After the closing bell Thursday, June 6, Intel, a leading maker of semiconductors, cut its revenue guidance for the second quarter to between $6.2 billion and $6.5 billion from its previous indication of $6.4 billion to $7 billion, citing lower-than-expected demand in Europe. Wall Street followed suit, with S&P, CIBC World Markets and JP Morgan among others downgrading their respective investment recommendations on the stock, while USB Piper cuts its estimates for the chipmaker.
Analysts and investors had prepared themselves for a narrowing of the revenue range toward the lower end of the company's prior forecast, but were surprised that Intel took the bottom out of its previous range, indicating that demand is even weaker than earlier thought, according to wire reports. Shares of Intel ended down more than five points or 18% on Friday.
Among other stocks in the news Friday, Biogen (BGEN) on Friday said its earnings this year will be substantially below expectations because sales of its flagship multiple sclerosis drug Avonex are slowing.
And shares of Tyco International (TYC) skidded 30% to $10.10 Friday on a Wall Street Journal report that New York prosecutors are broadening their probe into whether the company used its money to buy homes and artwork for several executives without disclosing it to shareholders. There was also concerns that the IPO of its financial services unit CIT Group may be delayed. JP Morgan, meanwhile, downgraded Tyco stock to market perform from buy.
U.S. Treasuries ended lower. In economic news, the Labor Department said the U.S. economy created jobs more slowly than anticipated in May. But an unexpected fall in the unemployment rate to 5.8% offered a glimmer of hope for the downtrodden job market, according to wire reports. The two-tenths of a percentage point drop in the jobless rate defied expectations that the rate would edge higher.

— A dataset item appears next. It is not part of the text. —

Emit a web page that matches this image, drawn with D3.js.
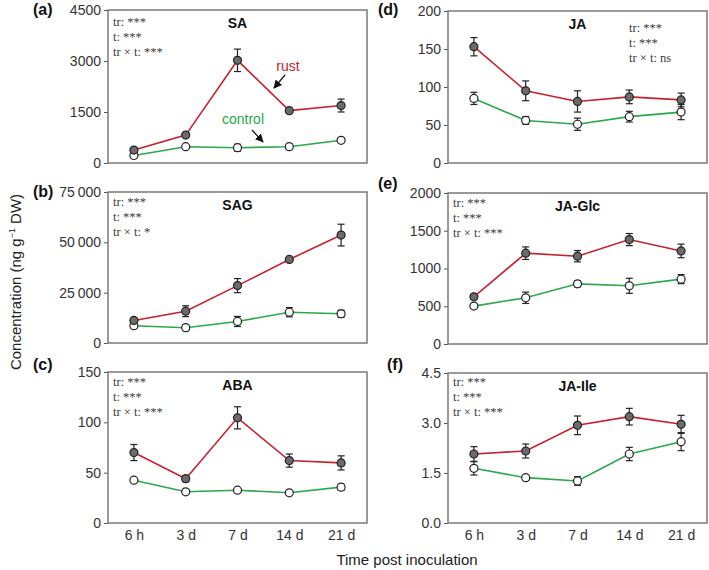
<!DOCTYPE html>
<html>
<head>
<meta charset="utf-8">
<script src="https://cdn.jsdelivr.net/npm/d3@7"></script>
<style>
  body { margin: 0; background: #fff; }
  text { font-family: Arial, "Liberation Sans", sans-serif; }
  .stat { font-family: "Times New Roman", "Liberation Serif", serif; font-size: 12.5px; fill: #3a3a3a; }
</style>
</head>
<body>
<svg id="chart" width="709" height="570"></svg>
<script>
// time points
const times = ['6 h', '3 d', '7 d', '14 d', '21 d']

// SA
const saRust = [380, 820, 3020, 1540, 1690]
const saRustErr = [60, 50, 330, 80, 190]
const saCtrl = [220, 480, 450, 480, 667]
const saCtrlErr = [40, 40, 100, 80, 60]

// SAG
const sagRust = [11200, 15800, 28500, 41500, 53600]
const sagRustErr = [1200, 2700, 3500, 1000, 5400]
const sagCtrl = [8600, 7600, 10700, 15300, 14500]
const sagCtrlErr = [1200, 1500, 2500, 2300, 1800]

// ABA
const abaRust = [70, 44, 104.5, 62, 59.7]
const abaRustErr = [8, 3, 11, 6.5, 7]
const abaCtrl = [42.5, 31, 32.6, 30, 35.6]
const abaCtrlErr = [2, 2, 1.5, 1, 3]

// JA
const jaRust = [153, 95, 81, 87, 83]
const jaRustErr = [12, 13, 14, 9, 9]
const jaCtrl = [85, 56, 51, 61, 67]
const jaCtrlErr = [8, 5, 8, 7, 10]

// JA-Glc
const glcRust = [625, 1203, 1163, 1383, 1233]
const glcRustErr = [30, 83, 75, 80, 90]
const glcCtrl = [502, 612, 797, 771, 859]
const glcCtrlErr = [30, 75, 40, 100, 60]

// JA-Ile
const ileRust = [2.07, 2.16, 2.93, 3.19, 2.96]
const ileRustErr = [0.22, 0.21, 0.28, 0.25, 0.27]
const ileCtrl = [1.64, 1.36, 1.26, 2.07, 2.44]
const ileCtrlErr = [0.2, 0.08, 0.13, 0.2, 0.27]

// y ticks
const saTicks = [0, 1500, 3000, 4500]
const sagTicks = [0, 25000, 50000, 75000]
const abaTicks = [0, 50, 100, 150]
const jaTicks = [0, 50, 100, 150, 200]
const glcTicks = [0, 500, 1000, 1500, 2000]
const ileTicks = [0, 1.5, 3, 4.5]

// stats text
const statsAll3 = ['tr: ***', 't: ***', 'tr \u00d7 t: ***']
const statsSag = ['tr: ***', 't: ***', 'tr \u00d7 t: *']
const statsJa = ['tr: ***', 't: ***', 'tr \u00d7 t: ns']

const RED = '#c8202f'
const GREEN = '#2aa84a'
const W = 259

const spaceFmt = d => d3.format(',')(d).replace(/,/g, '\u2009')

const panels = [
  { tag: '(a)', title: 'SA', x: 108, y: 10, h: 153, rust: saRust, rustErr: saRustErr, ctrl: saCtrl, ctrlErr: saCtrlErr,
    ticks: saTicks, fmt: d3.format('d'), stats: statsAll3, sx: 5, sy: 16, tagX: 33, tagY: 15, xLabels: false },
  { tag: '(b)', title: 'SAG', x: 108, y: 192, h: 151, rust: sagRust, rustErr: sagRustErr, ctrl: sagCtrl, ctrlErr: sagCtrlErr,
    ticks: sagTicks, fmt: spaceFmt, stats: statsSag, sx: 5, sy: 14, tagX: 33, tagY: 197, xLabels: false },
  { tag: '(c)', title: 'ABA', x: 108, y: 372, h: 151, rust: abaRust, rustErr: abaRustErr, ctrl: abaCtrl, ctrlErr: abaCtrlErr,
    ticks: abaTicks, fmt: d3.format('d'), stats: statsAll3, sx: 5, sy: 14, tagX: 33, tagY: 370, xLabels: true },
  { tag: '(d)', title: 'JA', x: 448, y: 11, h: 152, rust: jaRust, rustErr: jaRustErr, ctrl: jaCtrl, ctrlErr: jaCtrlErr,
    ticks: jaTicks, fmt: d3.format('d'), stats: statsJa, sx: 181, sy: 21, tagX: 378, tagY: 15, xLabels: false },
  { tag: '(e)', title: 'JA-Glc', x: 448, y: 193, h: 151, rust: glcRust, rustErr: glcRustErr, ctrl: glcCtrl, ctrlErr: glcCtrlErr,
    ticks: glcTicks, fmt: d3.format('d'), stats: statsAll3, sx: 5, sy: 14, tagX: 378, tagY: 189, xLabels: false },
  { tag: '(f)', title: 'JA-Ile', x: 448, y: 373, h: 150, rust: ileRust, rustErr: ileRustErr, ctrl: ileCtrl, ctrlErr: ileCtrlErr,
    ticks: ileTicks, fmt: d3.format('.1f'), stats: statsAll3, sx: 5, sy: 13, tagX: 387, tagY: 370, xLabels: true }
]

const svg = d3.select('#chart')
svg.append('rect').attr('width', 709).attr('height', 570).attr('fill', '#fff')

svg.append('defs').append('marker')
  .attr('id', 'arrow')
  .attr('viewBox', '0 0 10 10')
  .attr('refX', 9).attr('refY', 5)
  .attr('markerWidth', 7).attr('markerHeight', 7)
  .attr('orient', 'auto')
  .append('path').attr('d', 'M0,0 L10,5 L0,10 Z').attr('fill', '#111')

function drawPanel (p) {
  const g = svg.append('g').attr('transform', 'translate(' + p.x + ',' + p.y + ')')
  const x = d3.scalePoint().domain(times).range([0, W]).padding(0.5)
  const y = d3.scaleLinear().domain([p.ticks[0], p.ticks[p.ticks.length - 1]]).range([p.h, 0])

  // y axis
  const ya = g.append('g')
    .call(d3.axisLeft(y).tickValues(p.ticks).tickSize(4).tickPadding(3).tickFormat(p.fmt))
  ya.select('.domain').remove()
  ya.selectAll('line').attr('stroke', '#555')
  ya.selectAll('text').attr('font-size', 14).attr('fill', '#333').attr('font-family', 'Arial, "Liberation Sans", sans-serif')

  // x labels only on the bottom row
  if (p.xLabels) {
    const xa = g.append('g').attr('transform', 'translate(0,' + p.h + ')')
      .call(d3.axisBottom(x).tickSize(0).tickPadding(7))
    xa.select('.domain').remove()
    xa.selectAll('text').attr('font-size', 14).attr('fill', '#333').attr('font-family', 'Arial, "Liberation Sans", sans-serif')
  }

  // frame
  g.append('rect').attr('width', W).attr('height', p.h)
    .attr('fill', 'none').attr('stroke', '#7a7a7a').attr('stroke-width', 1.5)

  const line = d3.line().x((d, i) => x(times[i])).y(d => y(d))

  const series = [
    { vals: p.ctrl, err: p.ctrlErr, color: GREEN, fill: '#fff' },
    { vals: p.rust, err: p.rustErr, color: RED, fill: '#6b6b6b' }
  ]

  series.forEach(s => {
    g.append('path').datum(s.vals).attr('d', line)
      .attr('fill', 'none').attr('stroke', s.color).attr('stroke-width', 1.6)
  })

  series.forEach(s => {
    const eb = g.append('g')
    s.vals.forEach((v, i) => {
      const cx = x(times[i])
      const y1 = y(v + s.err[i])
      const y2 = y(v - s.err[i])
      eb.append('line').attr('x1', cx).attr('x2', cx).attr('y1', y1).attr('y2', y2)
        .attr('stroke', '#222').attr('stroke-width', 1.2)
      eb.append('line').attr('x1', cx - 3.5).attr('x2', cx + 3.5).attr('y1', y1).attr('y2', y1)
        .attr('stroke', '#222').attr('stroke-width', 1.2)
      eb.append('line').attr('x1', cx - 3.5).attr('x2', cx + 3.5).attr('y1', y2).attr('y2', y2)
        .attr('stroke', '#222').attr('stroke-width', 1.2)
    })
    g.append('g').selectAll('circle').data(s.vals).join('circle')
      .attr('cx', (d, i) => x(times[i]))
      .attr('cy', d => y(d))
      .attr('r', 4)
      .attr('fill', s.fill)
      .attr('stroke', '#222')
      .attr('stroke-width', 1.2)
  })

  // title
  g.append('text').attr('x', W / 2).attr('y', 18).attr('text-anchor', 'middle')
    .attr('font-size', 14).attr('font-weight', 'bold').attr('fill', '#111').text(p.title)

  // stats
  g.selectAll('.stat').data(p.stats).join('text')
    .attr('class', 'stat')
    .attr('x', p.sx)
    .attr('y', (d, i) => p.sy + i * 15)
    .text(d => d)

  // panel tag
  svg.append('text').attr('x', p.tagX).attr('y', p.tagY)
    .attr('font-size', 16).attr('font-weight', 'bold').attr('fill', '#111').text(p.tag)

  return g
}

const groups = panels.map(drawPanel)

// annotations on SA panel
const ga = groups[0]
ga.append('text').attr('x', 180).attr('y', 61).attr('text-anchor', 'middle')
  .attr('font-size', 14).attr('fill', RED).text('rust')
ga.append('line').attr('x1', 177).attr('y1', 65).attr('x2', 166).attr('y2', 78)
  .attr('stroke', '#111').attr('stroke-width', 1.2).attr('marker-end', 'url(#arrow)')
ga.append('text').attr('x', 135).attr('y', 114).attr('text-anchor', 'middle')
  .attr('font-size', 14).attr('fill', GREEN).text('control')
ga.append('line').attr('x1', 144).attr('y1', 120).attr('x2', 155).attr('y2', 132)
  .attr('stroke', '#111').attr('stroke-width', 1.2).attr('marker-end', 'url(#arrow)')

// shared axis titles
svg.append('text')
  .attr('transform', 'translate(20.5,282) rotate(-90)')
  .attr('text-anchor', 'middle').attr('font-size', 15).attr('fill', '#222')
  .call(t => {
    t.append('tspan').text('Concentration (ng g')
    t.append('tspan').attr('font-size', 9).attr('dy', -6).text('\u22121')
    t.append('tspan').attr('dy', 6).text(' DW)')
  })

svg.append('text').attr('x', 407).attr('y', 565).attr('text-anchor', 'middle')
  .attr('font-size', 15).attr('fill', '#222').text('Time post inoculation')
</script>
</body>
</html>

However, even amid a recovery in the broad economy, businesses remained wary of hiring aggressively. The number of workers on U.S. payrolls outside the farm sector grew by 41,000, the biggest gain in 15 months but still smaller than the 58,000 increase forecast by private economists.
European markets closed down, taking a cue from U.S. techs and the Intel news. In London, the Financial Times-Stock Exchange 100 index was down 37.20 points, or 0.75%, to 4,920.40, with little reaction to report that the UK CIPS Services Index rose too 56.7 in May from 54.5 in April.
In France, the CAC 40 lost 77.91 points, or 1.90%, to 4,020.27.
And in Germany, the DAX Index was lower by 47.34 points, or 1.02%, to 4,610.18. In addition to Intel, also contributing to the selling was a report that German unemployment rose in May for the 15th month in 17 months. Plus, construction workers went on strike before taking a strike vote.
In Asia, the markets finished with losses. The Nikkei dropped 136.41 points, or 1.18%, to 11,438.53. The selling was led by technology stocks on earnings pessimism after Intel lowered its second quarter (April-June) sales estimate.
In Hong Kong, the market lost 96.06 points, or 0.84%, to 11,284.71.